▶ **Listed records**

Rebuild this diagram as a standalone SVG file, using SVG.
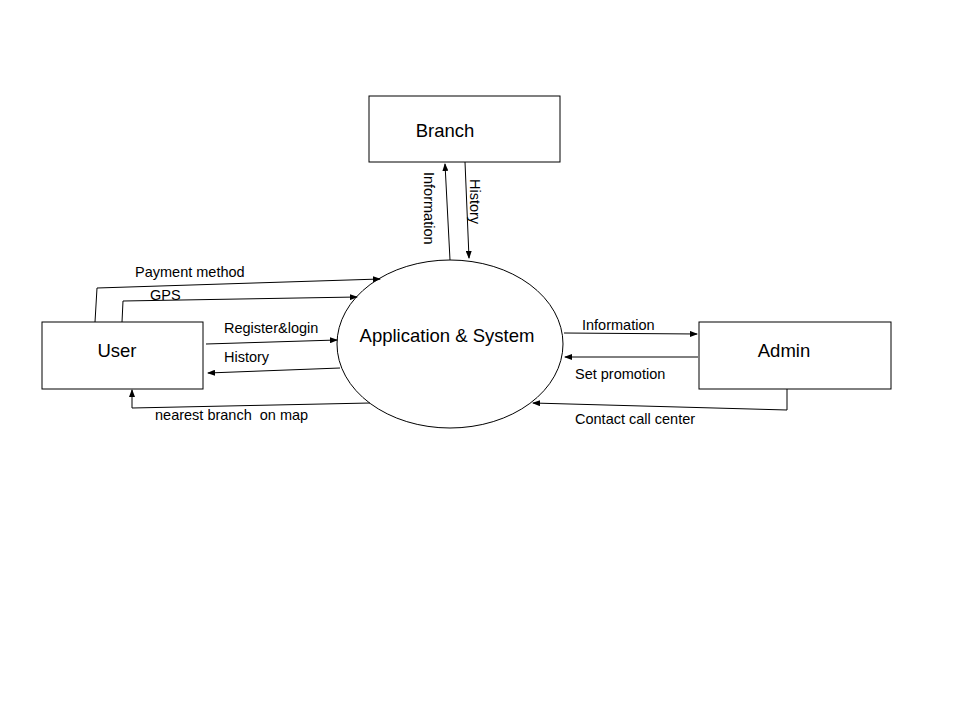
<svg xmlns="http://www.w3.org/2000/svg" width="960" height="720" viewBox="0 0 960 720">
<defs>
<marker id="arr" markerWidth="8" markerHeight="6" refX="7" refY="3" orient="auto" markerUnits="userSpaceOnUse">
<path d="M0,0 L8,3 L0,6 Z" fill="#000"/>
</marker>
<style>
.box{fill:#fff;stroke:#000;stroke-width:1}
.nl{font-family:"Liberation Sans",Arial,sans-serif;font-size:18.5px;fill:#000;text-anchor:middle}
.el{font-family:"Liberation Sans",Arial,sans-serif;font-size:14.5px;fill:#000}
.c{fill:none;stroke:#000;stroke-width:1;marker-end:url(#arr)}
</style>
</defs>
<rect width="960" height="720" fill="#fff"/>
<g id="branch"><rect class="box" x="369" y="96" width="191" height="66"/><text class="nl" x="445" y="137">Branch</text></g>
<g id="user"><rect class="box" x="42" y="322" width="161" height="67"/><text class="nl" x="117" y="357">User</text></g>
<g id="admin"><rect class="box" x="699" y="322" width="192" height="67"/><text class="nl" x="784" y="357">Admin</text></g>
<g id="app"><ellipse class="box" cx="450" cy="344" rx="113" ry="84"/><text class="nl" x="447" y="342">Application &amp; System</text></g>
<g id="connectors">
<path class="c" d="M95,322 L97,288 L380,279"/>
<path class="c" d="M122,322 L123,301 L357,297"/>
<path class="c" d="M206,344 L337,340"/>
<path class="c" d="M340,368 L208,373"/>
<path class="c" d="M370,403 L132,408 L132,390"/>
<path class="c" d="M450,260 L445,164"/>
<path class="c" d="M465,162 L469,258"/>
<path class="c" d="M564,333 L697,334"/>
<path class="c" d="M698,357 L565,357"/>
<path class="c" d="M787,389 L787,410 L533,403"/>
<text class="el" x="135" y="277">Payment method</text>
<text class="el" x="150" y="300">GPS</text>
<text class="el" x="224" y="333">Register&amp;login</text>
<text class="el" x="224" y="362">History</text>
<text class="el" x="155" y="420" xml:space="preserve">nearest branch  on map</text>
<text class="el" transform="translate(424,172) rotate(90)">Information</text>
<text class="el" transform="translate(470,179) rotate(90)">History</text>
<text class="el" x="582" y="330">Information</text>
<text class="el" x="575" y="379">Set promotion</text>
<text class="el" x="575" y="424">Contact call center</text>
</g>
</svg>
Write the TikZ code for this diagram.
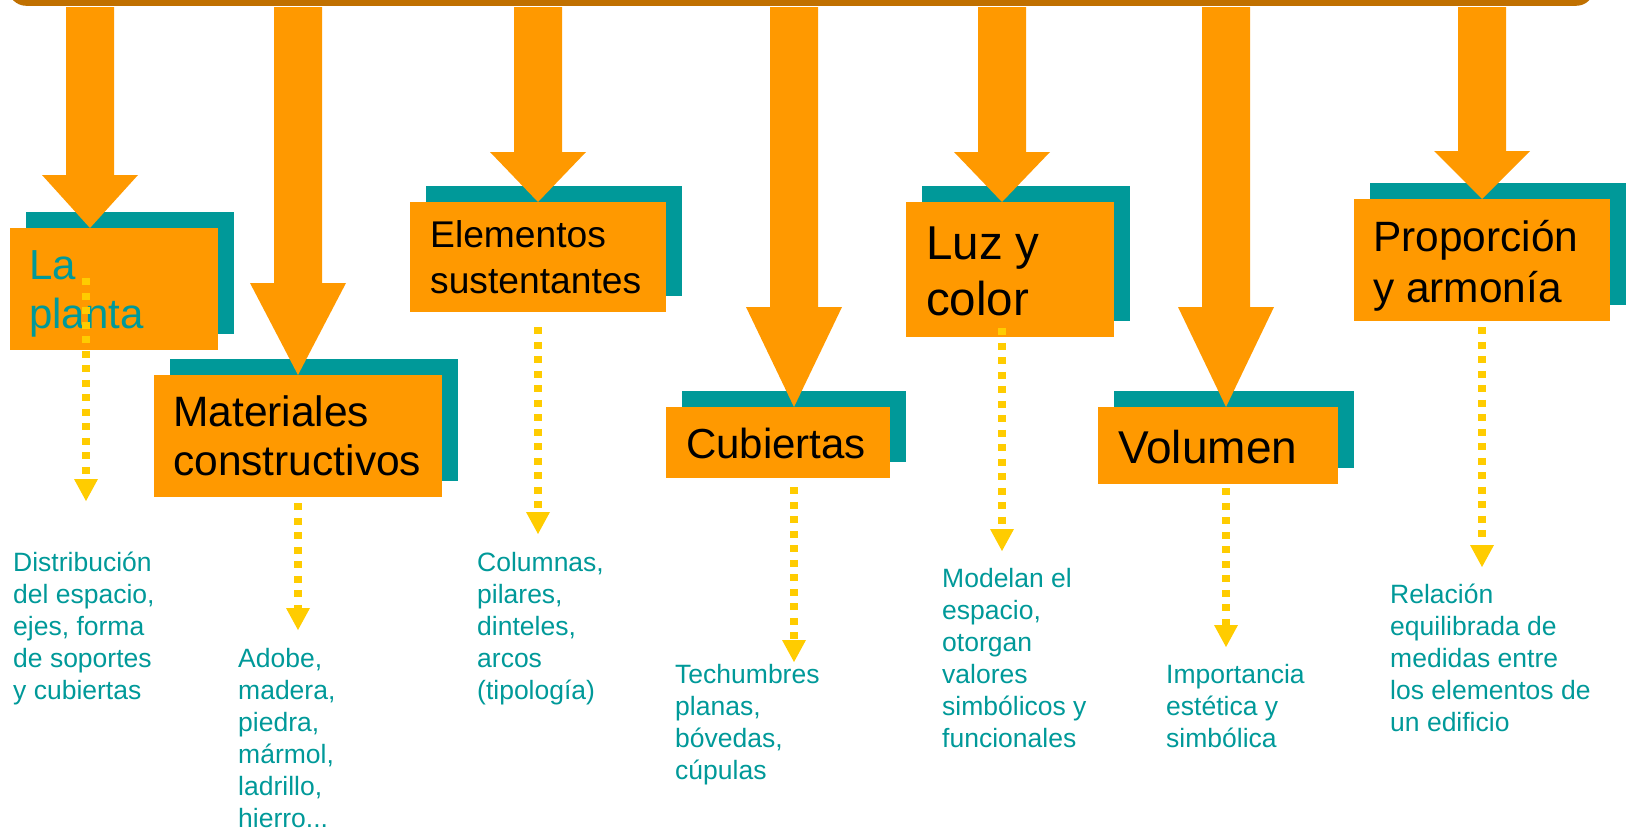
\documentclass[tikz,border=0pt]{standalone}
\usepackage{fontspec}
\setmainfont{Liberation Sans}
\usetikzlibrary{arrows.meta,calc,shadows}
\definecolor{orng}{HTML}{FF9900}
\definecolor{tealc}{HTML}{009999}
\definecolor{goldy}{HTML}{FFCC00}
\definecolor{barc}{HTML}{C07000}
\newcommand\lines[1]{\parbox[t]{400pt}{\raggedright #1}}
\newcommand\bigarrow[3]{%
  \fill[bigarr] ($(#1.north west)+(#2,0)$) -- ++(-48,-#3) -- ++(24,0)
    -- ($(#1.north west |- bar.south)+(#2-24,1)$) -- ++(48,0)
    -- ($(#1.north west)+(#2+24,-#3)$) -- ++(24,0) -- cycle;}
\tikzset{
  bar/.style={rectangle, fill=barc, rounded corners=18pt, inner sep=0pt},
  box/.style={rectangle, fill=orng, inner sep=0pt, anchor=north west,
    drop shadow={shadow xshift=16pt, shadow yshift=16.5pt, fill=tealc, opacity=1}},
  bigarr/.style={fill=orng},
  dotarr/.style={draw=goldy, line width=8pt, dash pattern=on 7pt off 7.5pt,
    -{Triangle[width=24pt,length=22pt,line width=0pt]}},
  lbl/.style={anchor=base west, inner sep=0pt, text=black},
  desc/.style={anchor=base west, inner sep=0pt, text=tealc, font=\fontsize{26.5}{32}\selectfont},
}
\begin{document}
\begin{tikzpicture}[x=1pt,y=-1pt]
\useasboundingbox (0,0) rectangle (1629,830);
\clip (0,0) rectangle (1629,830);
% top bar
\node[bar, minimum width=1586pt, minimum height=60pt, anchor=south west] (bar) at (8,6) {};
% boxes
\node[box, minimum width=208pt, minimum height=122pt] (b1) at (10,228) {};
\node[box, minimum width=288pt, minimum height=122pt] (b2) at (154,375) {};
\node[box, minimum width=256pt, minimum height=110pt] (b3) at (410,202) {};
\node[box, minimum width=224pt, minimum height=71pt] (b4) at (666,407) {};
\node[box, minimum width=208pt, minimum height=135pt] (b5) at (906,202) {};
\node[box, minimum width=240pt, minimum height=77pt] (b6) at (1098,407) {};
\node[box, minimum width=256pt, minimum height=122pt] (b7) at (1354,199) {};
% big arrows from the bar to the boxes
\bigarrow{b1}{80}{53}
\bigarrow{b2}{144}{92}
\bigarrow{b3}{128}{50}
\bigarrow{b4}{128}{100}
\bigarrow{b5}{96}{50}
\bigarrow{b6}{128}{100}
\bigarrow{b7}{128}{48}
% labels in boxes
\node[lbl, text=tealc, font=\fontsize{42}{49}\selectfont] (l1) at (29,279) {\lines{La\\planta}};
\node[lbl, font=\fontsize{42.5}{49}\selectfont] (l2) at (173,426) {\lines{Materiales\\constructivos}};
\node[lbl, font=\fontsize{37.2}{46}\selectfont] (l3) at (430,247) {\lines{Elementos\\sustentantes}};
\node[lbl, font=\fontsize{42}{50}\selectfont] (l4) at (686,458) {Cubiertas};
\node[lbl, font=\fontsize{47.5}{56}\selectfont] (l5) at (926,259) {\lines{Luz y\\color}};
\node[lbl, font=\fontsize{46}{50}\selectfont] (l6) at (1118,463) {Volumen};
\node[lbl, font=\fontsize{42.4}{51}\selectfont] (l7) at (1373,251) {\lines{Proporción\\y armonía}};
% end points of dotted arrows
\coordinate (e1) at (86,501);
\coordinate (e2) at (298,630);
\coordinate (e3) at (538,534);
\coordinate (e4) at (794,662);
\coordinate (e5) at (1002,551);
\coordinate (e6) at (1226,647);
\coordinate (e7) at (1482,567);
\draw[dotarr] ($(b1.south west)+(76,-72)$) -- (e1);
\draw[dotarr] ($(b2.south west)+(144,6)$) -- (e2);
\draw[dotarr] ($(b3.south west)+(128,15)$) -- (e3);
\draw[dotarr] ($(b4.south west)+(128,9)$) -- (e4);
\draw[dotarr] ($(b5.south west)+(96,-9)$) -- (e5);
\draw[dotarr] ($(b6.south west)+(128,4)$) -- (e6);
\draw[dotarr] ($(b7.south west)+(128,6)$) -- (e7);
% descriptions
\node[desc] (t1) at (13,571) {\lines{Distribución\\del espacio,\\ejes, forma\\de soportes\\y cubiertas}};
\node[desc] (t2) at (238,667) {\lines{Adobe,\\madera,\\piedra,\\mármol,\\ladrillo,\\hierro...}};
\node[desc] (t3) at (477,571) {\lines{Columnas,\\pilares,\\dinteles,\\arcos\\(tipología)}};
\node[desc] (t4) at (675,683) {\lines{Techumbres\\planas,\\bóvedas,\\cúpulas}};
\node[desc] (t5) at (942,587) {\lines{Modelan el\\espacio,\\otorgan\\valores\\simbólicos y\\funcionales}};
\node[desc] (t6) at (1166,683) {\lines{Importancia\\estética y\\simbólica}};
\node[desc] (t7) at (1390,603) {\lines{Relación\\equilibrada de\\medidas entre\\los elementos de\\un edificio}};
\end{tikzpicture}
\end{document}
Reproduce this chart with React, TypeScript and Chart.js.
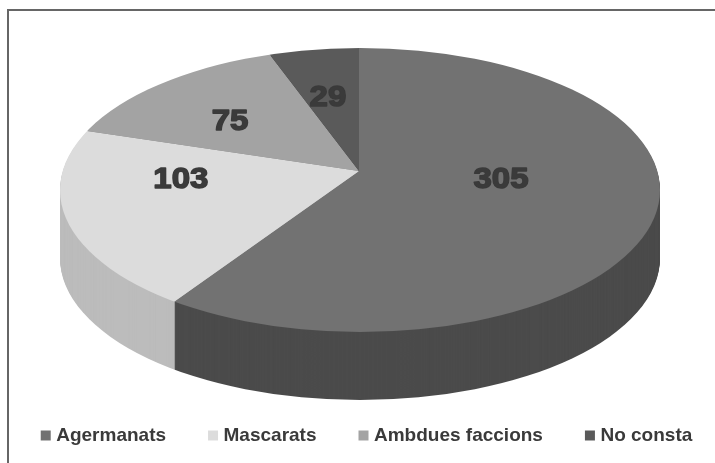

▶ **Exercise requirements**
All the material shown above is to be copied exactly, with no pictures carried over.

▶ **Answer to the problem**
Rebuild this diagram as a standalone SVG file, using SVG.
<svg xmlns="http://www.w3.org/2000/svg" width="960" height="720" viewBox="0 0 960 720">
<defs>
<marker id="arr" markerWidth="8" markerHeight="6" refX="7" refY="3" orient="auto" markerUnits="userSpaceOnUse">
<path d="M0,0 L8,3 L0,6 Z" fill="#000"/>
</marker>
<style>
.box{fill:#fff;stroke:#000;stroke-width:1}
.nl{font-family:"Liberation Sans",Arial,sans-serif;font-size:18.5px;fill:#000;text-anchor:middle}
.el{font-family:"Liberation Sans",Arial,sans-serif;font-size:14.5px;fill:#000}
.c{fill:none;stroke:#000;stroke-width:1;marker-end:url(#arr)}
</style>
</defs>
<rect width="960" height="720" fill="#fff"/>
<g id="branch"><rect class="box" x="369" y="96" width="191" height="66"/><text class="nl" x="445" y="137">Branch</text></g>
<g id="user"><rect class="box" x="42" y="322" width="161" height="67"/><text class="nl" x="117" y="357">User</text></g>
<g id="admin"><rect class="box" x="699" y="322" width="192" height="67"/><text class="nl" x="784" y="357">Admin</text></g>
<g id="app"><ellipse class="box" cx="450" cy="344" rx="113" ry="84"/><text class="nl" x="447" y="342">Application &amp; System</text></g>
<g id="connectors">
<path class="c" d="M95,322 L97,288 L380,279"/>
<path class="c" d="M122,322 L123,301 L357,297"/>
<path class="c" d="M206,344 L337,340"/>
<path class="c" d="M340,368 L208,373"/>
<path class="c" d="M370,403 L132,408 L132,390"/>
<path class="c" d="M450,260 L445,164"/>
<path class="c" d="M465,162 L469,258"/>
<path class="c" d="M564,333 L697,334"/>
<path class="c" d="M698,357 L565,357"/>
<path class="c" d="M787,389 L787,410 L533,403"/>
<text class="el" x="135" y="277">Payment method</text>
<text class="el" x="150" y="300">GPS</text>
<text class="el" x="224" y="333">Register&amp;login</text>
<text class="el" x="224" y="362">History</text>
<text class="el" x="155" y="420" xml:space="preserve">nearest branch  on map</text>
<text class="el" transform="translate(424,172) rotate(90)">Information</text>
<text class="el" transform="translate(470,179) rotate(90)">History</text>
<text class="el" x="582" y="330">Information</text>
<text class="el" x="575" y="379">Set promotion</text>
<text class="el" x="575" y="424">Contact call center</text>
</g>
</svg>
Write the TikZ code for this diagram.
\documentclass[tikz,border=0pt]{standalone}
\usepackage{fontspec}
\setmainfont{Liberation Sans}
\usetikzlibrary{arrows.meta,calc,shadows}
\definecolor{orng}{HTML}{FF9900}
\definecolor{tealc}{HTML}{009999}
\definecolor{goldy}{HTML}{FFCC00}
\definecolor{barc}{HTML}{C07000}
\newcommand\lines[1]{\parbox[t]{400pt}{\raggedright #1}}
\newcommand\bigarrow[3]{%
  \fill[bigarr] ($(#1.north west)+(#2,0)$) -- ++(-48,-#3) -- ++(24,0)
    -- ($(#1.north west |- bar.south)+(#2-24,1)$) -- ++(48,0)
    -- ($(#1.north west)+(#2+24,-#3)$) -- ++(24,0) -- cycle;}
\tikzset{
  bar/.style={rectangle, fill=barc, rounded corners=18pt, inner sep=0pt},
  box/.style={rectangle, fill=orng, inner sep=0pt, anchor=north west,
    drop shadow={shadow xshift=16pt, shadow yshift=16.5pt, fill=tealc, opacity=1}},
  bigarr/.style={fill=orng},
  dotarr/.style={draw=goldy, line width=8pt, dash pattern=on 7pt off 7.5pt,
    -{Triangle[width=24pt,length=22pt,line width=0pt]}},
  lbl/.style={anchor=base west, inner sep=0pt, text=black},
  desc/.style={anchor=base west, inner sep=0pt, text=tealc, font=\fontsize{26.5}{32}\selectfont},
}
\begin{document}
\begin{tikzpicture}[x=1pt,y=-1pt]
\useasboundingbox (0,0) rectangle (1629,830);
\clip (0,0) rectangle (1629,830);
% top bar
\node[bar, minimum width=1586pt, minimum height=60pt, anchor=south west] (bar) at (8,6) {};
% boxes
\node[box, minimum width=208pt, minimum height=122pt] (b1) at (10,228) {};
\node[box, minimum width=288pt, minimum height=122pt] (b2) at (154,375) {};
\node[box, minimum width=256pt, minimum height=110pt] (b3) at (410,202) {};
\node[box, minimum width=224pt, minimum height=71pt] (b4) at (666,407) {};
\node[box, minimum width=208pt, minimum height=135pt] (b5) at (906,202) {};
\node[box, minimum width=240pt, minimum height=77pt] (b6) at (1098,407) {};
\node[box, minimum width=256pt, minimum height=122pt] (b7) at (1354,199) {};
% big arrows from the bar to the boxes
\bigarrow{b1}{80}{53}
\bigarrow{b2}{144}{92}
\bigarrow{b3}{128}{50}
\bigarrow{b4}{128}{100}
\bigarrow{b5}{96}{50}
\bigarrow{b6}{128}{100}
\bigarrow{b7}{128}{48}
% labels in boxes
\node[lbl, text=tealc, font=\fontsize{42}{49}\selectfont] (l1) at (29,279) {\lines{La\\planta}};
\node[lbl, font=\fontsize{42.5}{49}\selectfont] (l2) at (173,426) {\lines{Materiales\\constructivos}};
\node[lbl, font=\fontsize{37.2}{46}\selectfont] (l3) at (430,247) {\lines{Elementos\\sustentantes}};
\node[lbl, font=\fontsize{42}{50}\selectfont] (l4) at (686,458) {Cubiertas};
\node[lbl, font=\fontsize{47.5}{56}\selectfont] (l5) at (926,259) {\lines{Luz y\\color}};
\node[lbl, font=\fontsize{46}{50}\selectfont] (l6) at (1118,463) {Volumen};
\node[lbl, font=\fontsize{42.4}{51}\selectfont] (l7) at (1373,251) {\lines{Proporción\\y armonía}};
% end points of dotted arrows
\coordinate (e1) at (86,501);
\coordinate (e2) at (298,630);
\coordinate (e3) at (538,534);
\coordinate (e4) at (794,662);
\coordinate (e5) at (1002,551);
\coordinate (e6) at (1226,647);
\coordinate (e7) at (1482,567);
\draw[dotarr] ($(b1.south west)+(76,-72)$) -- (e1);
\draw[dotarr] ($(b2.south west)+(144,6)$) -- (e2);
\draw[dotarr] ($(b3.south west)+(128,15)$) -- (e3);
\draw[dotarr] ($(b4.south west)+(128,9)$) -- (e4);
\draw[dotarr] ($(b5.south west)+(96,-9)$) -- (e5);
\draw[dotarr] ($(b6.south west)+(128,4)$) -- (e6);
\draw[dotarr] ($(b7.south west)+(128,6)$) -- (e7);
% descriptions
\node[desc] (t1) at (13,571) {\lines{Distribución\\del espacio,\\ejes, forma\\de soportes\\y cubiertas}};
\node[desc] (t2) at (238,667) {\lines{Adobe,\\madera,\\piedra,\\mármol,\\ladrillo,\\hierro...}};
\node[desc] (t3) at (477,571) {\lines{Columnas,\\pilares,\\dinteles,\\arcos\\(tipología)}};
\node[desc] (t4) at (675,683) {\lines{Techumbres\\planas,\\bóvedas,\\cúpulas}};
\node[desc] (t5) at (942,587) {\lines{Modelan el\\espacio,\\otorgan\\valores\\simbólicos y\\funcionales}};
\node[desc] (t6) at (1166,683) {\lines{Importancia\\estética y\\simbólica}};
\node[desc] (t7) at (1390,603) {\lines{Relación\\equilibrada de\\medidas entre\\los elementos de\\un edificio}};
\end{tikzpicture}
\end{document}
Reproduce this chart with React, TypeScript and Chart.js.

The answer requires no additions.